Nick and Trapper: South Whidbey’s athletes for any season
November 18, 2008 · Updated 4:27 PM
Nick Tenuta and Trapper Rawls first crossed paths in the third grade.
They’ve been friends ever since.
“It was Little League, or maybe Islander’s football,” Tenuta recalled. Rawls noted they’ve been playing one sport or another ever since, often on the same team, though they occasionally go their own way.
Both have been on the varsity football and baseball teams all four years at South Whidbey High School, but in winter Rawls wrestles while Tenuta usually goes out for basketball.
They have their favorites.
For Rawls, it’s football. Tenuta prefers baseball, slightly.
“Football is a real team sport and the coaches go a far distance making it special for all the players; a real family environment,” Tenuta said. “Baseball focuses on the individual working within a team structure.”
Falcon baseball coach Dave Guetlin has worked with both for four years.
“Both guys are what every coach wishes for,” Guetlin said. “As far as what they have in common, I would say an amazing, burning desire to be successful at whatever they do.
“No matter what sport Trapper plays, he leaves everything on the field and his opponent knows he’s been in a war. Nick is the same way. He came to us as a pitcher and shortstop, but has worked his way into being a three-year starter in center field,” Guetlin said.
Last February, Rawls placed fourth in the 285-pound division at the state wrestling finals in Tacoma.
“Trapper is just plain a great kid,” said Falcon wrestling coach Jim Thompson. “He’s coachable, funny, a leader and willing to work hard. He would also give you the shirt off his back, and would do anything a coach would ask of him.
I would be proud to have Trapper as one of my sons.”
It is that level of support and guidance that Rawls and Tenuta cite as making a difference in their upbringing on the island.
“Coaches, teachers, adults in the community and our parents have given us life lessons we’ll never forget,” Tenuta said.
“They’ve enabled us to become men,” Rawls added.
Tenuta was born in Langley and still lives in the same house; Rawls came here from Oregon when he was 1. They say their education in the public school system has allowed them to pursue their future educational goals.
Rawls plans to study engineering while Tenuta is considering a career as a teacher, or perhaps journalism. Both are in the process of submitting applications and touring colleges; Rawls at Central Washington University in Ellensburg, Tenuta at the University of Portland.
“CWU is far enough away, but still close and there’s a lot of hunting and fishing, too,” Rawls noted. Tenuta has six applications out, but his brother Adam goes to the University of Portland and that’s where the Falcon senior expects to land.
For both athletes, the high points of their Falcon careers revolve around football.
“We’ve been on a varsity team that didn’t win a game our first year, then became a winning team two years in a row,” Tenuta said. “We were part of that transformation.”
Football coach Mark Hodson appreciates what the guys have gone through, adding that the pair finished with a 15-5 record over their final two years at South Whidbey High.

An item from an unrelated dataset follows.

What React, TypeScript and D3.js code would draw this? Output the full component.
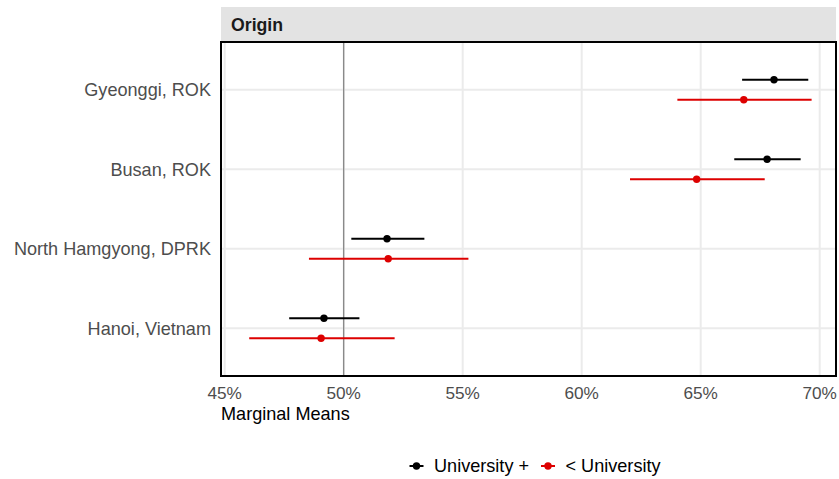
import React from "react";
import * as d3 from "d3";

const categories = ["Gyeonggi, ROK", "Busan, ROK", "North Hamgyong, DPRK", "Hanoi, Vietnam"];
const seriesNames = ["University +", "< University"];
const seriesColors = ["#000000", "#DD0000"];
// estimate, lower, upper (percent) per category for each series
const uniEst = [68.08, 67.79, 51.82, 49.17];
const uniLow = [66.74, 66.41, 50.32, 47.71];
const uniHigh = [69.52, 69.2, 53.39, 50.66];
const lessEst = [66.81, 64.83, 51.87, 49.05];
const lessLow = [64.02, 62.03, 48.54, 46.03];
const lessHigh = [69.66, 67.69, 55.24, 52.14];
const xTicks = [45, 50, 55, 60, 65, 70];
const refLine = 50;

const W = 839;
const H = 479;
const FONT = "'Liberation Sans', Arial, sans-serif";
const FS = 18.1;
const FS_TICK = 17.2;
const FS_STRIP = 17.7;

export default function App() {
  const panel = { left: 221, right: 836, top: 42, bottom: 376 };
  const x = d3.scaleLinear().domain([50, 70]).range([343.7, 819.7]);
  const y = d3
    .scalePoint<string>()
    .domain(categories)
    .range([panel.top, panel.bottom])
    .padding(0.6);
  const dodge = 10;

  const series = [
    { name: seriesNames[0], color: seriesColors[0], est: uniEst, low: uniLow, high: uniHigh, off: -dodge },
    { name: seriesNames[1], color: seriesColors[1], est: lessEst, low: lessLow, high: lessHigh, off: dodge },
  ];

  return (
    <svg width={W} height={H} style={{ position: "absolute", left: 0, top: 0 }} fontFamily={FONT}>
      <rect x={0} y={0} width={W} height={H} fill="#ffffff" />
      {/* strip */}
      <rect x={panel.left} y={7} width={panel.right - panel.left} height={panel.top - 7} fill="#e3e3e3" />
      <text x={231} y={25} dy="0.35em" fontSize={FS_STRIP} fontWeight="bold" fill="#1a1a1a">
        Origin
      </text>
      {/* grid */}
      {xTicks.map((t) => (
        <line key={"gx" + t} x1={x(t)} x2={x(t)} y1={panel.top} y2={panel.bottom} stroke="#ebebeb" strokeWidth={2} />
      ))}
      {categories.map((c) => (
        <line key={"gy" + c} x1={panel.left} x2={panel.right} y1={y(c)!} y2={y(c)!} stroke="#ebebeb" strokeWidth={2} />
      ))}
      <line x1={x(refLine)} x2={x(refLine)} y1={panel.top} y2={panel.bottom} stroke="#808080" strokeWidth={1.2} />
      {/* data */}
      {series.map((s) =>
        categories.map((c, i) => {
          const cy = y(c)! + s.off;
          return (
            <g key={s.name + c}>
              <line x1={x(s.low[i])} x2={x(s.high[i])} y1={cy} y2={cy} stroke={s.color} strokeWidth={2} />
              <circle cx={x(s.est[i])} cy={cy} r={3.7} fill={s.color} />
            </g>
          );
        })
      )}
      {/* panel border */}
      <rect
        x={panel.left}
        y={panel.top}
        width={panel.right - panel.left}
        height={panel.bottom - panel.top}
        fill="none"
        stroke="#000000"
        strokeWidth={2}
      />
      {/* y labels */}
      {categories.map((c) => (
        <text key={"yl" + c} x={211} y={y(c)!} dy="0.35em" textAnchor="end" fontSize={FS} fill="#4d4d4d">
          {c}
        </text>
      ))}
      {/* x tick labels */}
      {xTicks.map((t) => (
        <text key={"xl" + t} x={x(t)} y={393} dy="0.35em" textAnchor="middle" fontSize={FS_TICK} fill="#4d4d4d">
          {d3.format(".0f")(t) + "%"}
        </text>
      ))}
      <text x={221} y={414} dy="0.35em" fontSize={FS} fill="#000000">
        Marginal Means
      </text>
      {/* legend */}
      {[
        { cx: 416.5, tx: 434 },
        { cx: 548, tx: 565.5 },
      ].map((p, i) => (
        <g key={"lg" + i}>
          <line x1={p.cx - 7} x2={p.cx + 7} y1={466} y2={466} stroke={seriesColors[i]} strokeWidth={2} />
          <circle cx={p.cx} cy={466} r={3.7} fill={seriesColors[i]} />
          <text x={p.tx} y={466} dy="0.35em" fontSize={FS} fill="#000000">
            {seriesNames[i]}
          </text>
        </g>
      ))}
    </svg>
  );
}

“Both Trapper and Nick were leaders from the first day they showed up as freshman,” Hodson said. “They brought a lot of potential to the team, and the Falcons enjoyed the benefit of their participation.”

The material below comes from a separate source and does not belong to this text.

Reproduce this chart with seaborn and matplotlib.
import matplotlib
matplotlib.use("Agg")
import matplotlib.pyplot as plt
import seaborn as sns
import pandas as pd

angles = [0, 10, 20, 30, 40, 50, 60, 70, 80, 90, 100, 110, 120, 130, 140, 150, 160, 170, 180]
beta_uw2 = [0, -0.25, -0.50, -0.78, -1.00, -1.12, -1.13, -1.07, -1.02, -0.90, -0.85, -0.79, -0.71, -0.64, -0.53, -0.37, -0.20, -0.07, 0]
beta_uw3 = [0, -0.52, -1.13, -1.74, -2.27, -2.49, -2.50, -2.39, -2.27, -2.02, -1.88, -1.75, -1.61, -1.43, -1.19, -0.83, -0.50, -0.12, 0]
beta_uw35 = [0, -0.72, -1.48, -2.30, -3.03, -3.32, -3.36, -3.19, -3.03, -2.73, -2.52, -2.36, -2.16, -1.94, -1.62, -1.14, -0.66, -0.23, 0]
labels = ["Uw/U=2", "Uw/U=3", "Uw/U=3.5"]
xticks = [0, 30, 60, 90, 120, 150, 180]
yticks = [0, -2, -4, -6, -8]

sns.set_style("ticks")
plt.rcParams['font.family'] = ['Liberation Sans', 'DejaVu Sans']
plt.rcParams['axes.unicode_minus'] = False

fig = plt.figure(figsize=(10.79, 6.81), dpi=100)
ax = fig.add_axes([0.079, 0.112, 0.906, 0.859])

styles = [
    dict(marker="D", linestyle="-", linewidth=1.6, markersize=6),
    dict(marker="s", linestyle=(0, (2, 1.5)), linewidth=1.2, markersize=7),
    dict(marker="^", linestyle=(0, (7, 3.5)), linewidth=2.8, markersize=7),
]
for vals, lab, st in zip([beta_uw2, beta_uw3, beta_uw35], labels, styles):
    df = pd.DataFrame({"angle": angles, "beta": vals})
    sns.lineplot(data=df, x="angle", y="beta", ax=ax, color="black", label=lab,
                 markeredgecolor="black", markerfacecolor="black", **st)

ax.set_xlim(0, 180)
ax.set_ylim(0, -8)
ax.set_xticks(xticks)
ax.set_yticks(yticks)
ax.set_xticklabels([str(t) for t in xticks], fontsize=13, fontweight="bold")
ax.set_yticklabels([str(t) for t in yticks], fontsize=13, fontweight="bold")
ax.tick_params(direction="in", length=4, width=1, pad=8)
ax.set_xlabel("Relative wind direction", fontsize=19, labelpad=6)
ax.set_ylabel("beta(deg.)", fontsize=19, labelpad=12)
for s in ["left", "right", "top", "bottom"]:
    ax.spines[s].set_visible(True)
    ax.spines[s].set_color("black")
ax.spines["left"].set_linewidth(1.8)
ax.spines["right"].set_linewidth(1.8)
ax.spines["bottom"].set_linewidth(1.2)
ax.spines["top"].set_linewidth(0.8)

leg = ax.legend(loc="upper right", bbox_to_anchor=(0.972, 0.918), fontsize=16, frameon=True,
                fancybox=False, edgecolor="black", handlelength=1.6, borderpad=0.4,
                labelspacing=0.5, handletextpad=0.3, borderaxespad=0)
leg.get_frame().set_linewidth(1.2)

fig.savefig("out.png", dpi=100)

He remembers Tenuta catching a punt at Port Townsend, then weaving through defenders on his way to a touchdown.
“He put on quite a show that day,” Hodson said.
There were other moments that made a mark with the eight-year coach.

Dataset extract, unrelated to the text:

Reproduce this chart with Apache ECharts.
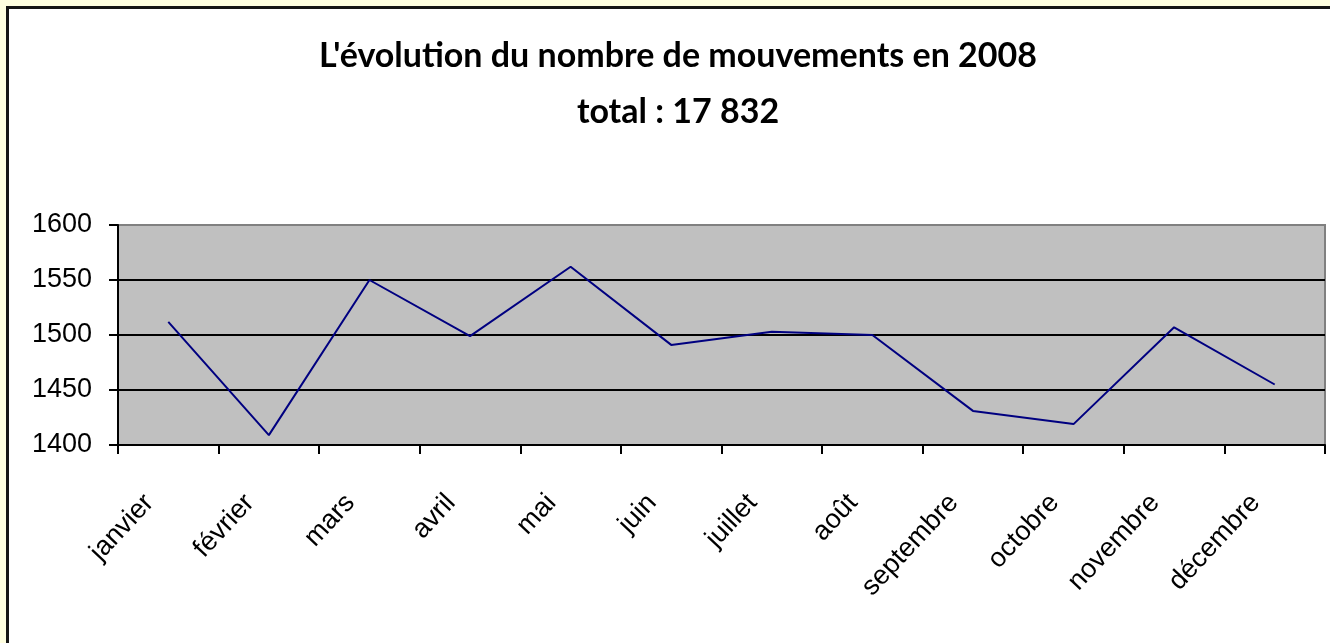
<!DOCTYPE html>
<html>
<head>
<meta charset="utf-8">
<script src="https://cdn.jsdelivr.net/npm/echarts@6/dist/echarts.min.js"></script>
<style>
  html, body { margin: 0; padding: 0; background: #FFFFE0; }
  #frame {
    position: absolute; left: 6px; top: 6px; width: 1330px; height: 643px;
    background: #fff; border-left: 3px solid #151515; border-top: 3px solid #151515;
  }
  #chart { position: absolute; left: 0; top: 0; width: 1330px; height: 643px; }
</style>
</head>
<body>
<div id="frame"></div>
<div id="chart"></div>
<script>
// données
const months = ['janvier', 'février', 'mars', 'avril', 'mai', 'juin',
  'juillet', 'août', 'septembre', 'octobre', 'novembre', 'décembre']
const mouvements = [1512, 1409, 1550, 1499, 1562, 1491, 1503, 1500, 1431, 1419, 1507, 1455]
const titleLines = ["L'évolution du nombre de mouvements en 2008", 'total : 17 832']

const chart = echarts.init(document.getElementById('chart'))

const option = {
  animation: false,
  backgroundColor: 'transparent',
  title: {
    text: titleLines.join('\n'),
    left: 673,
    textAlign: 'center',
    top: 23,
    textStyle: {
      fontFamily: 'Lato',
      fontWeight: 'bold',
      fontSize: 34,
      lineHeight: 56,
      color: '#000'
    }
  },
  grid: {
    left: 118, right: 5, top: 225, bottom: 198,
    show: true,
    backgroundColor: '#C0C0C0',
    borderColor: '#808080',
    borderWidth: 2
  },
  xAxis: {
    type: 'category',
    data: months,
    boundaryGap: true,
    axisLine: { lineStyle: { color: '#000', width: 2 } },
    axisTick: { show: true, interval: 0, length: 9, lineStyle: { color: '#000', width: 2 } },
    axisLabel: {
      interval: 0,
      rotate: 47,
      margin: 33,
      padding: [0, 28, 0, 0],
      fontFamily: 'Liberation Sans',
      fontSize: 27,
      color: '#000'
    }
  },
  yAxis: {
    type: 'value',
    min: 1400,
    max: 1600,
    interval: 50,
    axisLine: { show: true, lineStyle: { color: '#000', width: 2 } },
    axisTick: { show: true, length: 9, lineStyle: { color: '#000', width: 2 } },
    axisLabel: {
      margin: 26,
      formatter: v => String(v),
      fontFamily: 'Liberation Sans',
      fontSize: 27,
      color: '#000'
    },
    splitLine: {
      lineStyle: { color: ['#000', '#000', '#000', '#000', '#808080'], width: 2 }
    }
  },
  series: [
    {
      type: 'line',
      data: mouvements,
      showSymbol: false,
      symbol: 'none',
      lineStyle: { color: '#000080', width: 2 }
    }
  ]
}

chart.setOption(option)
</script>
</body>
</html>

“Trapper would write a note each week on the team white board, which always impressed me. Both of these guys are great to be around, two of the most intense competitors I have ever coached,” he added.
It isn’t all footballs, bats and mats, though.
When off the field, Tenuta listens to jazz and watches Monty Python movies. Rawls is all about country-and-western, and said “Rio Bravo” is his favorite film.
“Actually, anything with John Wayne,” he said.
Tenuta recalled once in the seventh grade sneaking out of the house to the middle school and dodging cars in the street. They got caught by Rawls’ mother and both remember the yelling.
“Our parents overreacted,” Rawls noted dryly.
Tenuta said the best part of growing up on Whidbey was the small-town feeling where everyone knows and looks out for everyone else.
“The worst part is it’s a small town and folks are watching all the time; you have to be careful of what you do,” he added.
They feel they’ve been given the right tools to face whatever life away from Whidbey has to offer.
“I can’t remember a time when both our parents weren’t in the stands, supporting us all the way,” Tenuta said.
“They taught us the importance of making the right choices,” his buddy added.
Coach Hodson summed up the feelings of those who know Nick and Trapper.
“I’ll miss coaching both of these young men, and I know I’m a better person after having been around them,” Hodson said.